Until now, indexed search would only know about pages that had been indexed, and indexing is a lengthy process that goes through all pages. That’s why searches never returned any pages written in the last few hours. They were not yet indexed. The new revision of the module adds another index: Whenever a page is saved, it reindexes all the pages changed since the last big reindexing.
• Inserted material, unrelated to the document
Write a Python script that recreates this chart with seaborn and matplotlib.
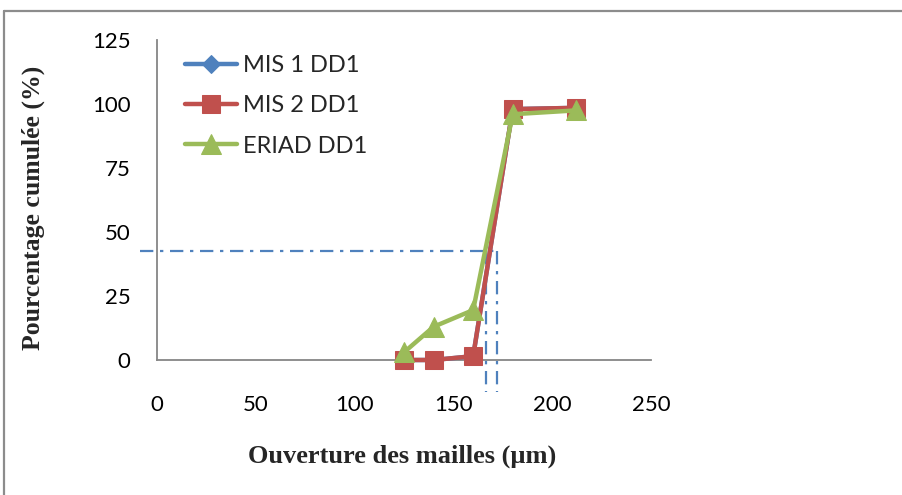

I was surprised to learn that incremental updating of a full text index is not “state of the art”. I googled around for a lightweight fulltext indexing library and found Sphinx.

Sphinx

There’s a frequent situation when the total dataset is too big to be reindexed from scratch often, but the amount of new records is rather small. Example: a forum with a 1,000,000 archived posts, but only 1,000 new posts per day. In this case, “live” (almost real time) index updates could be implemented using so called “main+delta” scheme. The idea is to set up two sources and two indexes, with one “main” index for the data which only changes rarely (if ever), and one “delta” for the new documents. In the example above, 1,000,000 archived posts would go to the main index, and newly inserted 1,000 posts/day would go to the delta index. Delta index could then be reindexed very frequently, and the documents can be made available to search in a matter of minutes. – Sphinx manual, 3.8. Live index updates

3.8. Live index updates

Same problem, same solution. Since I already know Search::FreeText, I decided to implement the same strategy using the search enging I already know.

Search::FreeText

For now I have it installed for this site only. There’s still some debugging to do! 😄

And of course I’m curious to see how fast this reindexing after every save is going to be. That might turn out to be a killer... Currently I’ve configured the debug action to show which pages Oddmuse considers to be “new” and will therefore reindex on every edit…

​#Oddmuse

Comments

(Please contact me if you want to remove your comment.)

It seems to work. I’ve just created 2007-10-13 Skills which has been tagged with the RPG tag, and it’s not listed on the Diary front page (which has a journal that excludes all RPG pages). Great!

2007-10-13 Skills

RPG

Diary

– Alex Schroeder 2007-10-14 00:14 UTC

Alex Schroeder